▶

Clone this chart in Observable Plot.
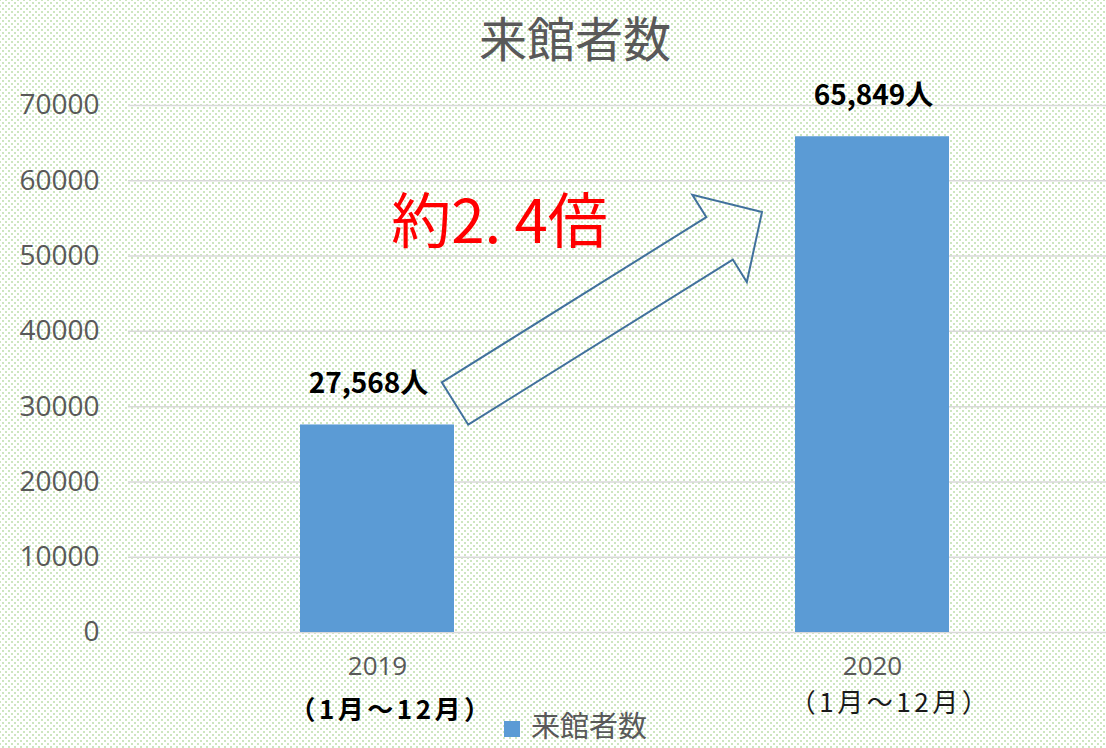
<!DOCTYPE html>
<html>
<head>
<meta charset="utf-8">
<script src="https://cdn.jsdelivr.net/npm/d3@7"></script>
<script src="https://cdn.jsdelivr.net/npm/@observablehq/plot@0.6"></script>
<style>
  html, body { margin: 0; padding: 0; }
  body {
    width: 1106px; height: 748px; overflow: hidden;
    background-color: #ffffff;
    background-image:
      radial-gradient(circle, #cde6c0 0.9px, transparent 1.4px),
      radial-gradient(circle, #cde6c0 0.9px, transparent 1.4px);
    background-size: 6px 6px;
    background-position: 0 0, 3px 3px;
  }
  #wrap { position: relative; width: 1106px; height: 748px; }
  #title {
    position: absolute; left: 575px; top: 11px; transform: translateX(-50%);
    font-family: "Noto Sans CJK JP", sans-serif; font-size: 48px; line-height: 50px;
    color: #595959; white-space: nowrap;
  }
  #chart { position: absolute; left: 0; top: 0; }
  #legend {
    position: absolute; left: 504px; top: 709px; white-space: nowrap;
    font-family: "Noto Sans CJK JP", sans-serif; font-size: 29px; line-height: 30px; color: #595959;
  }
  #legend .sw { display: inline-block; width: 16px; height: 16px; background: #5b9bd5; margin-right: 11px; vertical-align: 0px; }
</style>
</head>
<body>
<div id="wrap">
  <div id="title"></div>
  <div id="chart"></div>
  <div id="legend"></div>
</div>
<script>
// ---- data ----
const titleText = "来館者数";
const seriesName = "来館者数";
const categories = ["2019", "2020"];
const visitors = [27568, 65849];
const valueLabels = ["27,568人", "65,849人"];
const periodLabels = ["（1月～12月）", "（1月～12月）"];
const yTicks = [0, 10000, 20000, 30000, 40000, 50000, 60000, 70000];
const ratioLabel = "約2. 4倍";
const ratioAnchor = {x: "2019", y: 54300};
const arrowFrom = {x: "2019", y: 30350};
const arrowTo = {x: "2020", y: 55800};

const data = categories.map((c, i) => ({year: c, value: visitors[i], label: valueLabels[i], period: periodLabels[i]}));

document.getElementById("title").textContent = titleText;
document.getElementById("legend").innerHTML = '<span class="sw"></span>' + seriesName;

const latin = '"Open Sans", "Noto Sans CJK JP", sans-serif';
const cjk = '"Noto Sans CJK JP", sans-serif';
const first = data.filter((d, i) => i === 0);
const second = data.filter((d, i) => i === 1);

const plot = Plot.plot({
  width: 1106,
  height: 700,
  marginLeft: 128,
  marginRight: 0,
  marginTop: 105,
  marginBottom: 68,
  style: {background: "transparent", overflow: "visible", fontFamily: latin},
  x: {domain: categories, range: [128, 1121], paddingInner: 0.688, paddingOuter: 0.346, axis: null},
  y: {domain: [0, 70000], axis: null},
  marks: [
    Plot.gridY(yTicks, {stroke: "#d9d9d9", strokeOpacity: 1, strokeWidth: 1.5}),
    Plot.axisY(yTicks, {tickSize: 0, tickPadding: 29, fontSize: 28, fill: "#595959", tickFormat: d => String(d), fontFamily: latin, label: null}),
    Plot.barY(data, {x: "year", y: "value", fill: "#5b9bd5"}),
    Plot.text(first, {x: "year", y: "value", text: "label", dy: -41, dx: -9, fontSize: 28, fontWeight: "bold", fill: "#000", fontFamily: cjk}),
    Plot.text(second, {x: "year", y: "value", text: "label", dy: -41, dx: 1, fontSize: 28, fontWeight: "bold", fill: "#000", fontFamily: cjk}),
    Plot.text(data, {x: "year", text: "year", frameAnchor: "bottom", dy: 42, fontSize: 26, fill: "#595959", fontFamily: latin}),
    Plot.text(first, {x: "year", text: "period", frameAnchor: "bottom", dy: 86, dx: 14, fontSize: 26, fontWeight: "bold", fill: "#000", fontFamily: cjk}),
    Plot.text(second, {x: "year", text: "period", frameAnchor: "bottom", dy: 79, dx: 18, fontSize: 26, fill: "#1a1a1a", fontFamily: cjk}),
    Plot.text([ratioLabel], {x: () => ratioAnchor.x, y: () => ratioAnchor.y, text: d => d, dx: 122, fontSize: 60, fill: "#ff0000", fontFamily: cjk})
  ]
});
document.getElementById("chart").appendChild(plot);

// widen the period labels to match the reference spacing
d3.select(plot).selectAll("text")
  .filter(function() { return periodLabels.includes(this.textContent); })
  .attr("letter-spacing", "3.5px");

// hollow block arrow positioned through the plot's own scales
const xs = plot.scale("x"), ys = plot.scale("y");
const bw = xs.bandwidth;
const x0 = xs.apply(arrowFrom.x) + bw + 1, y0 = ys.apply(arrowFrom.y);
const x1 = xs.apply(arrowTo.x) - 33, y1 = ys.apply(arrowTo.y);
const ddx = x1 - x0, ddy = y1 - y0, len = Math.hypot(ddx, ddy);
const ux = ddx / len, uy = ddy / len, nx = -uy, ny = ux;
const shaftW = 50, headW = 103, headL = 50;
const bx = x1 - ux * headL, by = y1 - uy * headL;
const pts = [
  [x0 - nx * shaftW / 2, y0 - ny * shaftW / 2],
  [bx - nx * shaftW / 2, by - ny * shaftW / 2],
  [bx - nx * headW / 2, by - ny * headW / 2],
  [x1, y1],
  [bx + nx * headW / 2, by + ny * headW / 2],
  [bx + nx * shaftW / 2, by + ny * shaftW / 2],
  [x0 + nx * shaftW / 2, y0 + ny * shaftW / 2]
];
d3.select(plot).append("polygon")
  .attr("points", pts.map(p => p.join(",")).join(" "))
  .attr("fill", "none")
  .attr("stroke", "#41719c")
  .attr("stroke-width", 2)
  .attr("stroke-linejoin", "miter");
</script>
</body>
</html>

◀

- Brief
Set the listing down in full and exactly. Pictures within it should not appear in the copy.

- Exercise output
Clone this chart in Observable Plot.
<!DOCTYPE html>
<html>
<head>
<meta charset="utf-8">
<script src="https://cdn.jsdelivr.net/npm/d3@7"></script>
<script src="https://cdn.jsdelivr.net/npm/@observablehq/plot@0.6"></script>
<style>
  html, body { margin: 0; padding: 0; }
  body {
    width: 1106px; height: 748px; overflow: hidden;
    background-color: #ffffff;
    background-image:
      radial-gradient(circle, #cde6c0 0.9px, transparent 1.4px),
      radial-gradient(circle, #cde6c0 0.9px, transparent 1.4px);
    background-size: 6px 6px;
    background-position: 0 0, 3px 3px;
  }
  #wrap { position: relative; width: 1106px; height: 748px; }
  #title {
    position: absolute; left: 575px; top: 11px; transform: translateX(-50%);
    font-family: "Noto Sans CJK JP", sans-serif; font-size: 48px; line-height: 50px;
    color: #595959; white-space: nowrap;
  }
  #chart { position: absolute; left: 0; top: 0; }
  #legend {
    position: absolute; left: 504px; top: 709px; white-space: nowrap;
    font-family: "Noto Sans CJK JP", sans-serif; font-size: 29px; line-height: 30px; color: #595959;
  }
  #legend .sw { display: inline-block; width: 16px; height: 16px; background: #5b9bd5; margin-right: 11px; vertical-align: 0px; }
</style>
</head>
<body>
<div id="wrap">
  <div id="title"></div>
  <div id="chart"></div>
  <div id="legend"></div>
</div>
<script>
// ---- data ----
const titleText = "来館者数";
const seriesName = "来館者数";
const categories = ["2019", "2020"];
const visitors = [27568, 65849];
const valueLabels = ["27,568人", "65,849人"];
const periodLabels = ["（1月～12月）", "（1月～12月）"];
const yTicks = [0, 10000, 20000, 30000, 40000, 50000, 60000, 70000];
const ratioLabel = "約2. 4倍";
const ratioAnchor = {x: "2019", y: 54300};
const arrowFrom = {x: "2019", y: 30350};
const arrowTo = {x: "2020", y: 55800};

const data = categories.map((c, i) => ({year: c, value: visitors[i], label: valueLabels[i], period: periodLabels[i]}));

document.getElementById("title").textContent = titleText;
document.getElementById("legend").innerHTML = '<span class="sw"></span>' + seriesName;

const latin = '"Open Sans", "Noto Sans CJK JP", sans-serif';
const cjk = '"Noto Sans CJK JP", sans-serif';
const first = data.filter((d, i) => i === 0);
const second = data.filter((d, i) => i === 1);

const plot = Plot.plot({
  width: 1106,
  height: 700,
  marginLeft: 128,
  marginRight: 0,
  marginTop: 105,
  marginBottom: 68,
  style: {background: "transparent", overflow: "visible", fontFamily: latin},
  x: {domain: categories, range: [128, 1121], paddingInner: 0.688, paddingOuter: 0.346, axis: null},
  y: {domain: [0, 70000], axis: null},
  marks: [
    Plot.gridY(yTicks, {stroke: "#d9d9d9", strokeOpacity: 1, strokeWidth: 1.5}),
    Plot.axisY(yTicks, {tickSize: 0, tickPadding: 29, fontSize: 28, fill: "#595959", tickFormat: d => String(d), fontFamily: latin, label: null}),
    Plot.barY(data, {x: "year", y: "value", fill: "#5b9bd5"}),
    Plot.text(first, {x: "year", y: "value", text: "label", dy: -41, dx: -9, fontSize: 28, fontWeight: "bold", fill: "#000", fontFamily: cjk}),
    Plot.text(second, {x: "year", y: "value", text: "label", dy: -41, dx: 1, fontSize: 28, fontWeight: "bold", fill: "#000", fontFamily: cjk}),
    Plot.text(data, {x: "year", text: "year", frameAnchor: "bottom", dy: 42, fontSize: 26, fill: "#595959", fontFamily: latin}),
    Plot.text(first, {x: "year", text: "period", frameAnchor: "bottom", dy: 86, dx: 14, fontSize: 26, fontWeight: "bold", fill: "#000", fontFamily: cjk}),
    Plot.text(second, {x: "year", text: "period", frameAnchor: "bottom", dy: 79, dx: 18, fontSize: 26, fill: "#1a1a1a", fontFamily: cjk}),
    Plot.text([ratioLabel], {x: () => ratioAnchor.x, y: () => ratioAnchor.y, text: d => d, dx: 122, fontSize: 60, fill: "#ff0000", fontFamily: cjk})
  ]
});
document.getElementById("chart").appendChild(plot);

// widen the period labels to match the reference spacing
d3.select(plot).selectAll("text")
  .filter(function() { return periodLabels.includes(this.textContent); })
  .attr("letter-spacing", "3.5px");

// hollow block arrow positioned through the plot's own scales
const xs = plot.scale("x"), ys = plot.scale("y");
const bw = xs.bandwidth;
const x0 = xs.apply(arrowFrom.x) + bw + 1, y0 = ys.apply(arrowFrom.y);
const x1 = xs.apply(arrowTo.x) - 33, y1 = ys.apply(arrowTo.y);
const ddx = x1 - x0, ddy = y1 - y0, len = Math.hypot(ddx, ddy);
const ux = ddx / len, uy = ddy / len, nx = -uy, ny = ux;
const shaftW = 50, headW = 103, headL = 50;
const bx = x1 - ux * headL, by = y1 - uy * headL;
const pts = [
  [x0 - nx * shaftW / 2, y0 - ny * shaftW / 2],
  [bx - nx * shaftW / 2, by - ny * shaftW / 2],
  [bx - nx * headW / 2, by - ny * headW / 2],
  [x1, y1],
  [bx + nx * headW / 2, by + ny * headW / 2],
  [bx + nx * shaftW / 2, by + ny * shaftW / 2],
  [x0 + nx * shaftW / 2, y0 + ny * shaftW / 2]
];
d3.select(plot).append("polygon")
  .attr("points", pts.map(p => p.join(",")).join(" "))
  .attr("fill", "none")
  .attr("stroke", "#41719c")
  .attr("stroke-width", 2)
  .attr("stroke-linejoin", "miter");
</script>
</body>
</html>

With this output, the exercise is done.